• _Exercise aim_
Repeat the lines below exactly as written, please, from the line with "Write the matplotlib code for this chart." to the line with "fig = plt.figure(figsize=(W", both lines included, and no others.

• _Extracted data_
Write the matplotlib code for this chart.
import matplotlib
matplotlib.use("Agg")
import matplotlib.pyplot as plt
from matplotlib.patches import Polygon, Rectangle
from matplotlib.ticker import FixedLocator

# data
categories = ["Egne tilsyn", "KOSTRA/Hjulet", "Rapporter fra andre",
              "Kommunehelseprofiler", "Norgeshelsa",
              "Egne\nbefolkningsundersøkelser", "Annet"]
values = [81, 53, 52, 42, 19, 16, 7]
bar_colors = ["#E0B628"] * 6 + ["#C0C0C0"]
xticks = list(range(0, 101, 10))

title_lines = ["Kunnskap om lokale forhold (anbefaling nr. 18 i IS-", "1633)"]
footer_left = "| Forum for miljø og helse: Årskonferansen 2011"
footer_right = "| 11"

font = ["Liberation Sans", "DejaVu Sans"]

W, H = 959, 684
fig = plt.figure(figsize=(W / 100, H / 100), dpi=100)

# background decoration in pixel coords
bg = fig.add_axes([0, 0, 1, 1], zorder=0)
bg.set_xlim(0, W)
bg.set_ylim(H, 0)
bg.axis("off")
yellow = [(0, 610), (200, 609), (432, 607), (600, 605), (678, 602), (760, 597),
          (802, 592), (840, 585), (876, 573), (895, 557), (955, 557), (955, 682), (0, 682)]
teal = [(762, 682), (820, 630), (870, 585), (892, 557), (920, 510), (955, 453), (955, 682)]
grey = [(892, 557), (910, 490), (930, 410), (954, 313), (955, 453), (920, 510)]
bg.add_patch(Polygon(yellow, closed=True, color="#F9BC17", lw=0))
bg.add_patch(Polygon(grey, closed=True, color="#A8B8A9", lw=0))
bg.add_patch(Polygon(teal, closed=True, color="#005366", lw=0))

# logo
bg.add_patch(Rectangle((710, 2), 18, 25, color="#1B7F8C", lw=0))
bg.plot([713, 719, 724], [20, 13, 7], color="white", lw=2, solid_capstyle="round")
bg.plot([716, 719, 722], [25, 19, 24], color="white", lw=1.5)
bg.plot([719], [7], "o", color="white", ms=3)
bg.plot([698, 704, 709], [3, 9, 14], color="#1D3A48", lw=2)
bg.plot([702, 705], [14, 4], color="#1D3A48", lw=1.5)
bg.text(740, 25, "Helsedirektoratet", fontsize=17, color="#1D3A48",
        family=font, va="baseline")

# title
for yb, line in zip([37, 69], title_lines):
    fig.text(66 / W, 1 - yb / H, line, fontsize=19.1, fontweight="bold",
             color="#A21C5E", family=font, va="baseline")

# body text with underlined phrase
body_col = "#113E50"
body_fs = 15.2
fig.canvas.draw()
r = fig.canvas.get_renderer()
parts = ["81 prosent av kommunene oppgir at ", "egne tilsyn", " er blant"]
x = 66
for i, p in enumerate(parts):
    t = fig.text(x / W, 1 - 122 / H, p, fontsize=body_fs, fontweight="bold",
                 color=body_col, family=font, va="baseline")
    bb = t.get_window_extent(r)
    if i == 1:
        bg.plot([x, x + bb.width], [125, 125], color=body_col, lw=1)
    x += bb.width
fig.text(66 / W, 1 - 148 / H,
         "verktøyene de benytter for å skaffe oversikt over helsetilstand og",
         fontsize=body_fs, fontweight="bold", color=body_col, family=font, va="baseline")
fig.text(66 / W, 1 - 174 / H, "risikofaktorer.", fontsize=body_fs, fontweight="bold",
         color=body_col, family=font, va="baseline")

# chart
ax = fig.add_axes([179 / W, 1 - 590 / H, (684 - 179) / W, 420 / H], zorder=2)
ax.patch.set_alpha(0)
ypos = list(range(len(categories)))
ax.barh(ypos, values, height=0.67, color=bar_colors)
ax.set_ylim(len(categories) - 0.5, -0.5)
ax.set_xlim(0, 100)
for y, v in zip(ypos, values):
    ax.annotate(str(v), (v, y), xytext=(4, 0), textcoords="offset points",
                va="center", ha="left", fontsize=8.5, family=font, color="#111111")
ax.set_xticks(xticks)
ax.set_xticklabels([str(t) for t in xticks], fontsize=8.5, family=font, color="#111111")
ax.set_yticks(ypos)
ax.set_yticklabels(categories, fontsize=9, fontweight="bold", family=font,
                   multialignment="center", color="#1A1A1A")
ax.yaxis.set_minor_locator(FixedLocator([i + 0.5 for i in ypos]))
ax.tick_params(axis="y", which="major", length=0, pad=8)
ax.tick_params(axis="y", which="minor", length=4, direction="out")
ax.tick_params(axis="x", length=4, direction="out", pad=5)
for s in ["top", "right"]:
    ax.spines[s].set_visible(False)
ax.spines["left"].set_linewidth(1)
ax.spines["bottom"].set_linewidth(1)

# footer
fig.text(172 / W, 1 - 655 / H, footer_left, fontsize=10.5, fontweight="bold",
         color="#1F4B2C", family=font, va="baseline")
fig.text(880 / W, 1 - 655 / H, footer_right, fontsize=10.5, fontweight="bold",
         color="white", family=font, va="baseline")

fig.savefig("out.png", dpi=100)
...
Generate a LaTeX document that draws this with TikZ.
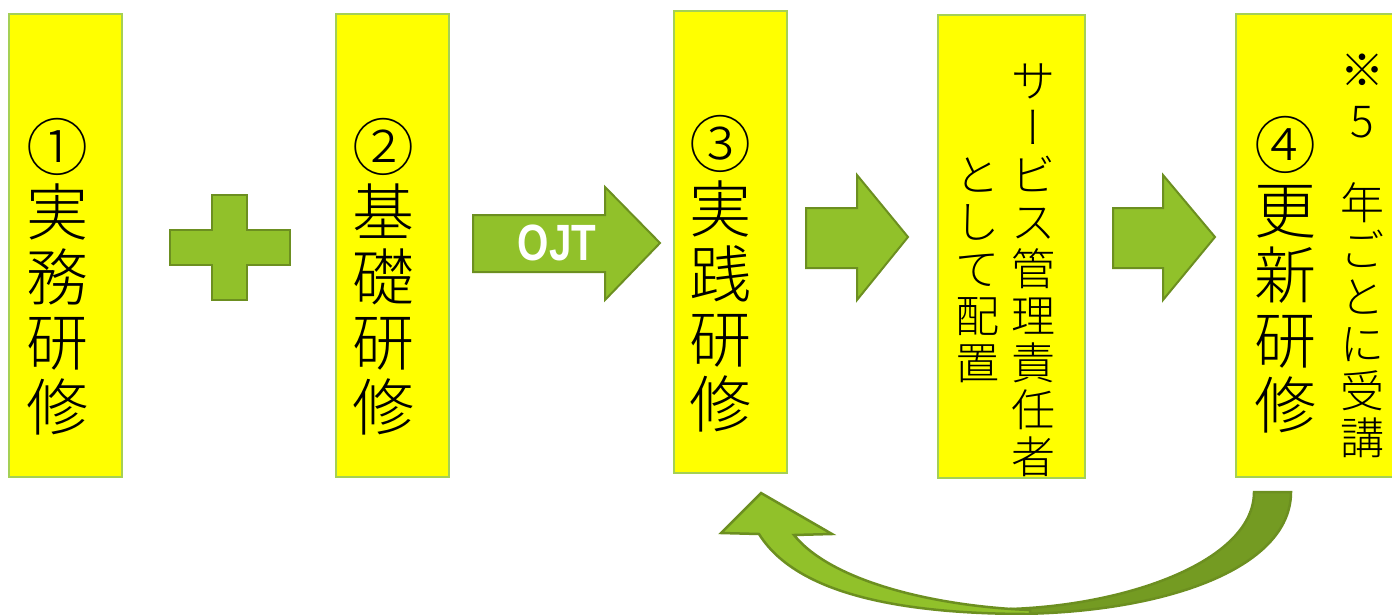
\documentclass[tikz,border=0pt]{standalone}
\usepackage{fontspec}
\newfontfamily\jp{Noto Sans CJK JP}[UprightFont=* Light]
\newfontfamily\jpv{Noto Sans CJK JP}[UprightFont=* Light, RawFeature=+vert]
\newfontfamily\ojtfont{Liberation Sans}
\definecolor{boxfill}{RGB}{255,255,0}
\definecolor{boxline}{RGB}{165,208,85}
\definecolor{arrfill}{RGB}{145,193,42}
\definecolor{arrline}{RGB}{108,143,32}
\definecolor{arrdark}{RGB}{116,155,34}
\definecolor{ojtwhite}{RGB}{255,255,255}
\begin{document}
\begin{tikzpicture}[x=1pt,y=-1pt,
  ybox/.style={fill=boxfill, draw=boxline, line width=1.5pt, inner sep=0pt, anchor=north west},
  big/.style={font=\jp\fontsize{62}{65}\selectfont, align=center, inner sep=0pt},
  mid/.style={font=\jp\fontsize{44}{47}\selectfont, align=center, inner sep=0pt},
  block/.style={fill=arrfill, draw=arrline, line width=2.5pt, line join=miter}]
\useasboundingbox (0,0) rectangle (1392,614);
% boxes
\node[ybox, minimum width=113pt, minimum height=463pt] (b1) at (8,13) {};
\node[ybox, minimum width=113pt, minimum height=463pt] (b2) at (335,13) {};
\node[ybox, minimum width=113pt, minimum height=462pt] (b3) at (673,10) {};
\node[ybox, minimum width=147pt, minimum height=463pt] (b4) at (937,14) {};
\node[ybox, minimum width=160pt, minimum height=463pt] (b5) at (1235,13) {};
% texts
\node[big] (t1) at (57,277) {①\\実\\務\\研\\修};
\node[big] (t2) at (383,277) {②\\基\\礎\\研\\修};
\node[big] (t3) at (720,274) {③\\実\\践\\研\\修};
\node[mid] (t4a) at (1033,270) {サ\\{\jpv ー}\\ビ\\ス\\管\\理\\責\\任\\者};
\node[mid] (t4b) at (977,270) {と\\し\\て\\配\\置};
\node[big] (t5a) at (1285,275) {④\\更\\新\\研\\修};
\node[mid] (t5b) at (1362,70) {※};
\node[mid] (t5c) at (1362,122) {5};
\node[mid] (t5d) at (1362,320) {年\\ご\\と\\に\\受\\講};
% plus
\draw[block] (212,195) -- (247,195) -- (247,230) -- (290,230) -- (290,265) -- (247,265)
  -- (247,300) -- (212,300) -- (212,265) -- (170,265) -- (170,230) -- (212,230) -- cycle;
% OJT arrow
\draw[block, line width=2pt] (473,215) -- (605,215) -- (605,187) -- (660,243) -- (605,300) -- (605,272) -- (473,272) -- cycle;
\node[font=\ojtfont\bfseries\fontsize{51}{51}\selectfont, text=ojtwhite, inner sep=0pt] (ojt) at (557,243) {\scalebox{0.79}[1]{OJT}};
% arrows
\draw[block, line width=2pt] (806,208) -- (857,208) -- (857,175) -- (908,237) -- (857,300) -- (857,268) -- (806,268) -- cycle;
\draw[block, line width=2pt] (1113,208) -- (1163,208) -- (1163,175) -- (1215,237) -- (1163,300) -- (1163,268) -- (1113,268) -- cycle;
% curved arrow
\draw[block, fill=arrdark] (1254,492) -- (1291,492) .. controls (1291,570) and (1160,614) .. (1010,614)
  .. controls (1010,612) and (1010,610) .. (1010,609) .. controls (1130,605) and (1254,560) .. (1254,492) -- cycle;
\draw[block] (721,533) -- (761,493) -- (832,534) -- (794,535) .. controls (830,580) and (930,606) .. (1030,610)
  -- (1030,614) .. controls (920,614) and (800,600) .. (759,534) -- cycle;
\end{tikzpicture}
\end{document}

• _Answer to the problem_
Write the matplotlib code for this chart.
import matplotlib
matplotlib.use("Agg")
import matplotlib.pyplot as plt
from matplotlib.patches import Polygon, Rectangle
from matplotlib.ticker import FixedLocator

# data
categories = ["Egne tilsyn", "KOSTRA/Hjulet", "Rapporter fra andre",
              "Kommunehelseprofiler", "Norgeshelsa",
              "Egne\nbefolkningsundersøkelser", "Annet"]
values = [81, 53, 52, 42, 19, 16, 7]
bar_colors = ["#E0B628"] * 6 + ["#C0C0C0"]
xticks = list(range(0, 101, 10))

title_lines = ["Kunnskap om lokale forhold (anbefaling nr. 18 i IS-", "1633)"]
footer_left = "| Forum for miljø og helse: Årskonferansen 2011"
footer_right = "| 11"

font = ["Liberation Sans", "DejaVu Sans"]

W, H = 959, 684
fig = plt.figure(figsize=(W / 100, H / 100), dpi=100)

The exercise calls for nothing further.